According to sources, Metcalfe is known as one of the House's most conservative members and had been relentless in sponsoring legislation aimed at cracking down on illegal immigration.
The political flare-up began on June 18 when House Speaker Dennis O'Brien (R-District 169) introduced what is known as a noncontroversial resolution recognizing the 60th national convention of the Ahmadiyya Muslim Community. That program took place in Harrisburg from June 20-22. According to the House rules, if a lawmaker objects to such a resolution, it must be sent back to committee, said Shapiro.
Founded in 19th-century India, the sect claims tens of millions of followers worldwide and about 15,000 adherents in the United States, according to Zaki Kauser, an imam who serves as a spokesman for Ahmadiyya.
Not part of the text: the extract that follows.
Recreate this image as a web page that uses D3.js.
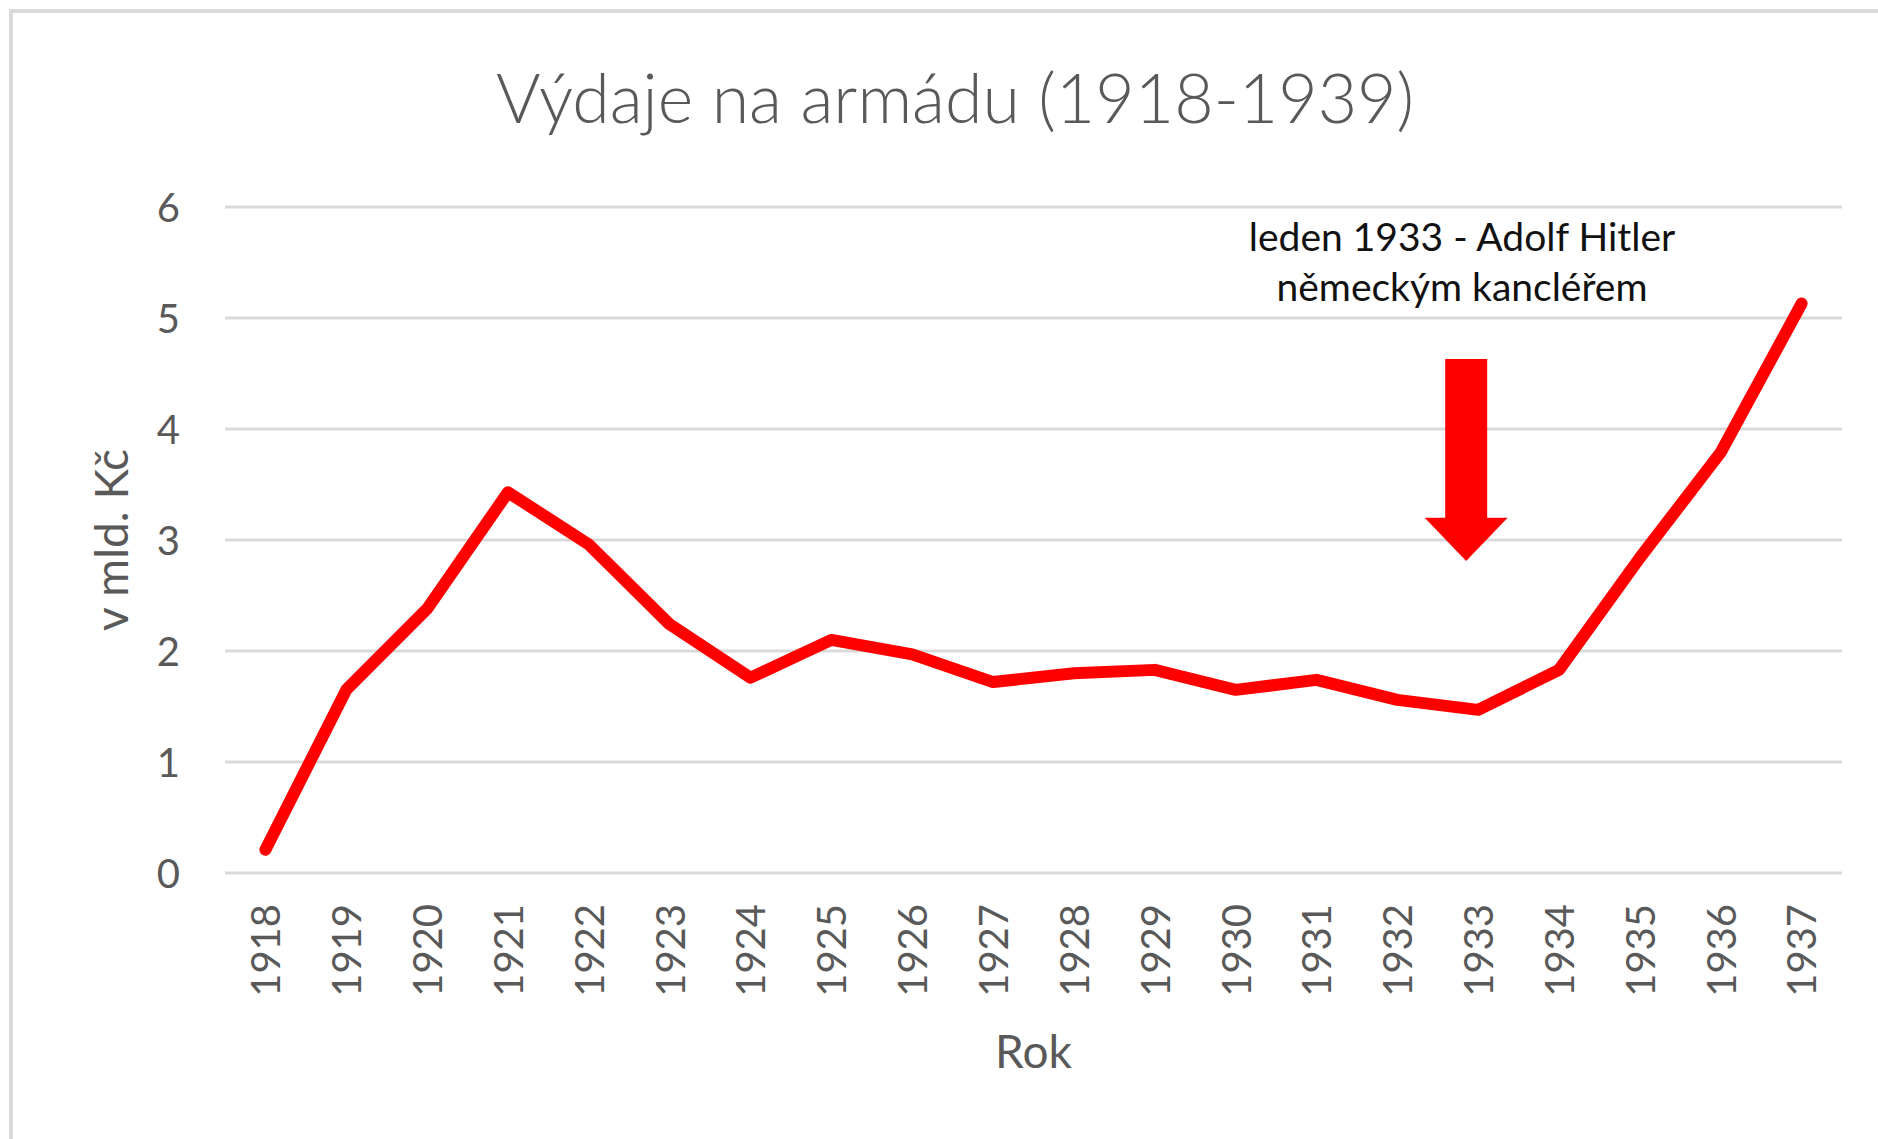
<!DOCTYPE html>
<meta charset="utf-8">
<style>
  body { margin: 0; background: #fff; }
  text { font-family: Lato, "Open Sans", sans-serif; }
  .grid line { stroke: #d9d9d9; stroke-width: 3px; }
  .axis text { fill: #595959; }
</style>
<svg width="1878" height="1139"></svg>
<script src="https://cdn.jsdelivr.net/npm/d3@7"></script>
<script>
// hodnoty (mld. Kč)
var years = ["1918", "1919", "1920", "1921", "1922", "1923", "1924", "1925", "1926", "1927",
             "1928", "1929", "1930", "1931", "1932", "1933", "1934", "1935", "1936", "1937"];
var spending = [0.21, 1.65, 2.38, 3.43, 2.96, 2.24, 1.76, 2.10, 1.97, 1.72,
                1.80, 1.83, 1.65, 1.74, 1.56, 1.47, 1.83, 2.84, 3.79, 5.13];
var yTicks = [0, 1, 2, 3, 4, 5, 6];

var titleText = "Výdaje na armádu (1918-1939)";
var yTitle = "v mld. Kč";
var xTitle = "Rok";
var noteLines = ["leden 1933 - Adolf Hitler", "německým kancléřem"];
// šipka: rok, kde stojí, a výšky (v mld.) začátku a hrotu
var arrowYear = "1933", arrowTop = 4.63, arrowHeadBase = 3.2, arrowTip = 2.81;

var svg = d3.select("svg");
var margin = {left: 225, right: 36, top: 207, bottom: 266};
var width = 1878, height = 1139;

// chart area border
svg.append("rect")
  .attr("x", 11).attr("y", 11)
  .attr("width", width + 20).attr("height", height + 20)
  .attr("fill", "#fff")
  .attr("stroke", "#d9d9d9")
  .attr("stroke-width", 4);

var x = d3.scalePoint()
  .domain(years)
  .range([margin.left, width - margin.right])
  .padding(0.5);

var y = d3.scaleLinear()
  .domain([0, 6])
  .range([height - margin.bottom, margin.top]);

// gridlines
svg.append("g")
  .attr("class", "grid")
  .selectAll("line")
  .data(yTicks)
  .enter().append("line")
  .attr("x1", margin.left)
  .attr("x2", width - margin.right)
  .attr("y1", d => y(d))
  .attr("y2", d => y(d));

// y axis labels
var yAxis = svg.append("g")
  .attr("class", "axis")
  .attr("transform", "translate(" + (margin.left - 45) + ",0)")
  .call(d3.axisLeft(y).tickValues(yTicks).tickFormat(d3.format("d")).tickSize(0).tickPadding(0));
yAxis.select(".domain").remove();
yAxis.selectAll("text").style("font-size", "40px").attr("dy", "0.36em");

// x axis labels, rotated
var xAxis = svg.append("g")
  .attr("class", "axis")
  .attr("transform", "translate(0," + y(0) + ")")
  .call(d3.axisBottom(x).tickSize(0).tickPadding(0));
xAxis.select(".domain").remove();
xAxis.selectAll("text")
  .style("font-size", "40px")
  .attr("text-anchor", "end")
  .attr("transform", "rotate(-90)")
  .attr("x", -31)
  .attr("y", 0)
  .attr("dy", "0.36em");

// title
svg.append("text")
  .attr("x", 955).attr("y", 123)
  .attr("text-anchor", "middle")
  .style("font-size", "68px")
  .style("font-weight", 300)
  .attr("fill", "#595959")
  .text(titleText);

// axis titles
svg.append("text")
  .attr("transform", "translate(128," + ((y(0) + y(6)) / 2) + ") rotate(-90)")
  .attr("text-anchor", "middle")
  .style("font-size", "46px")
  .attr("fill", "#595959")
  .text(yTitle);

svg.append("text")
  .attr("x", (margin.left + width - margin.right) / 2)
  .attr("y", 1068)
  .attr("text-anchor", "middle")
  .style("font-size", "46px")
  .attr("fill", "#595959")
  .text(xTitle);

// line
var line = d3.line()
  .x((d, i) => x(years[i]))
  .y(d => y(d));

svg.append("path")
  .datum(spending)
  .attr("d", line)
  .attr("fill", "none")
  .attr("stroke", "#ff0000")
  .attr("stroke-width", 12)
  .attr("stroke-linejoin", "round")
  .attr("stroke-linecap", "round");

// annotation
var ax = x(arrowYear) - 12;
var shaft = 21, head = 41.5;
svg.append("path")
  .attr("d", "M" + (ax - shaft) + "," + y(arrowTop) +
             "H" + (ax + shaft) + "V" + y(arrowHeadBase) +
             "H" + (ax + head) + "L" + ax + "," + y(arrowTip) +
             "L" + (ax - head) + "," + y(arrowHeadBase) +
             "H" + (ax - shaft) + "Z")
  .attr("fill", "#ff0000");

svg.append("g")
  .selectAll("text")
  .data(noteLines)
  .enter().append("text")
  .attr("x", 1462)
  .attr("y", (d, i) => 251 + i * 50)
  .attr("text-anchor", "middle")
  .style("font-size", "39px")
  .attr("fill", "#111")
  .text(d => d);
</script>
The group considers its founder, Mizra Ghulam Ahmad (1835-1908), to have been the messiah, a belief that most Muslims consider heretical since Islam teaches that Mohammed was the final prophet. In fact, the group is persecuted throughout much of the Muslim world.
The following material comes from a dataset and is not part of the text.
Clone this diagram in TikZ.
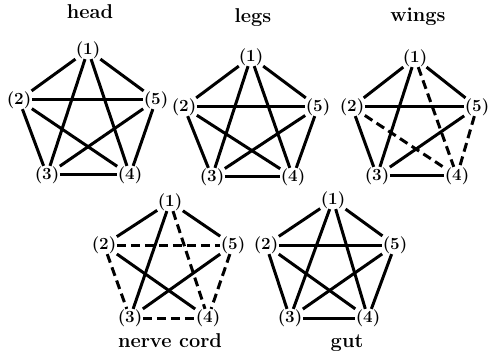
\documentclass[tikz,border=0pt]{standalone}
\begin{document}
\begin{tikzpicture}[x=1pt,y=-1pt,
  lab/.style={font=\fontsize{17}{20}\selectfont\bfseries, inner sep=0.6pt, outer sep=0pt},
  ttl/.style={font=\fontsize{20}{24}\selectfont\bfseries, anchor=base, inner sep=0pt},
  edg/.style={line width=3pt},
  dsh/.style={line width=3pt, dash pattern=on 9pt off 5pt}]
\useasboundingbox (0,0) rectangle (492,355);
% head
\node[ttl] (th) at (90,19) {head};
\node[lab] (h1) at (88,50) {(1)};
\node[lab] (h2) at (19,100) {(2)};
\node[lab] (h5) at (156,100) {(5)};
\node[lab] (h3) at (47,175) {(3)};
\node[lab] (h4) at (130,175) {(4)};
% legs
\node[ttl] (tl) at (253,23) {legs};
\node[lab] (l1) at (251,57) {(1)};
\node[lab] (l2) at (184,107) {(2)};
\node[lab] (l5) at (318,107) {(5)};
\node[lab] (l3) at (212,177) {(3)};
\node[lab] (l4) at (293,177) {(4)};
% wings
\node[ttl] (tw) at (418,22) {wings};
\node[lab] (w1) at (415,58) {(1)};
\node[lab] (w2) at (352,107) {(2)};
\node[lab] (w5) at (477,107) {(5)};
\node[lab] (w3) at (377,176) {(3)};
\node[lab] (w4) at (457,176) {(4)};
% nerve cord
\node[ttl] (tn) at (170,347) {nerve cord};
\node[lab] (n1) at (170,202) {(1)};
\node[lab] (n2) at (104,245) {(2)};
\node[lab] (n5) at (233,245) {(5)};
\node[lab] (n3) at (130,318) {(3)};
\node[lab] (n4) at (208,318) {(4)};
% gut
\node[ttl] (tg) at (347,347) {gut};
\node[lab] (g1) at (333,200) {(1)};
\node[lab] (g2) at (266,245) {(2)};
\node[lab] (g5) at (395,245) {(5)};
\node[lab] (g3) at (290,318) {(3)};
\node[lab] (g4) at (368,318) {(4)};
% edges
\foreach \p in {h,l,g}{
  \foreach \a/\b in {1/2,1/5,1/3,1/4,2/5,2/3,2/4,5/3,5/4,3/4}{
    \draw[edg] (\p\a) -- (\p\b);
  }
}
\foreach \a/\b/\s in {1/2/edg,1/5/edg,1/3/edg,1/4/dsh,2/5/edg,2/3/edg,2/4/dsh,5/3/edg,5/4/dsh,3/4/edg}{
  \draw[\s] (w\a) -- (w\b);
}
\foreach \a/\b/\s in {1/2/edg,1/5/edg,1/3/edg,1/4/dsh,2/5/dsh,2/3/dsh,2/4/edg,5/3/edg,5/4/dsh,3/4/dsh}{
  \draw[\s] (n\a) -- (n\b);
}
\end{tikzpicture}
\end{document}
Metcalfe explained that he objected to the language of House Resolution 809. Specifically, he rejected the document's comparison of William Penn, a symbol of freedom of religion, to the current Ahmadiyya spiritual leader, who according to the resolution "has accumulated an exemplary record of humanitarian service that underscores his commitment to an ideal society."
Metcalfe claimed that "William Penn's view of a godly society would have been very different from that of the Muslims."
Bill Patton, a spokesman for O'Brien, said it's possible that the resolution could still pass, even though the Ahmadiyya event has already come and gone.
Asked if it was possible that the House could censure Metcalfe, Patton replied that "it's not likely, but it's up to the collective membership of the House."
Pennsylvanian Gov. Ed Rendell was apparently appalled when he first learned about the comments, according to spokesman Chuck Ardo.
"Metcalfe believes that this is a Christian country with Christian values. It is an alarming point of view in a pluralistic society like this," said Ardo. "He's entitled to his opinion. The only repercussions could be electoral, if the people in his district choose to hold him accountable."
Several Jewish community officials offered similar pronouncements.
"If he does not apologize, it is very clear that his reputation in the House will be soured even more," said Hank Butler, executive director of the Pennsylvania Jewish Coalition, a lobbying group.
Jeff Cohan, an official with the United Jewish Community of Pittsburgh, said that Metcalfe has not forged any meaningful ties with the Jewish community in that region. "If it was someone that we really respected, we would by alarmed by a comment by that. Or if it was someone who spoke for the Republican Party," said Cohan.
On the flip side, Steve Miskin, spokesperson for House Minority Leader Sam Smith, said that Metcalfe has been unfairly maligned, and that the Republican caucus is sticking by him: "All he said is that he's going to vote against a resolution. He didn't say that the Muslims are bad; he didn't say that the Koran is bad. All he said is that I believe in Jesus Christ, so I'm going to vote 'no.' "
Miskin said that he happened to be Jewish, and didn't find the House floor comments offensive.
State Rep. Babette Josephs (D-District 182) and State Rep. Steven Nickol (R-District 193) separately wrote letters to the Pennsylvania Human Relations Commission, a state agency, requesting that it hold hearings focusing on bias against Muslims.
Stephen Glassman, chair of the commission, said that he did plan to convene a hearing some time this summer: "We want to determine the level of misunderstanding there may be with regard to the Islamic faith."
Kauser, the Ahmadiyya spokesperson, noted that the group is not looking for an apology. He said that they received expressions of support from a number of lawmakers, as well as religious groups from across the state.
"I honestly think it was spur of the moment," said Kauser, regarding Metcalfe's statement. "I'm pretty sure he's regretting it right now."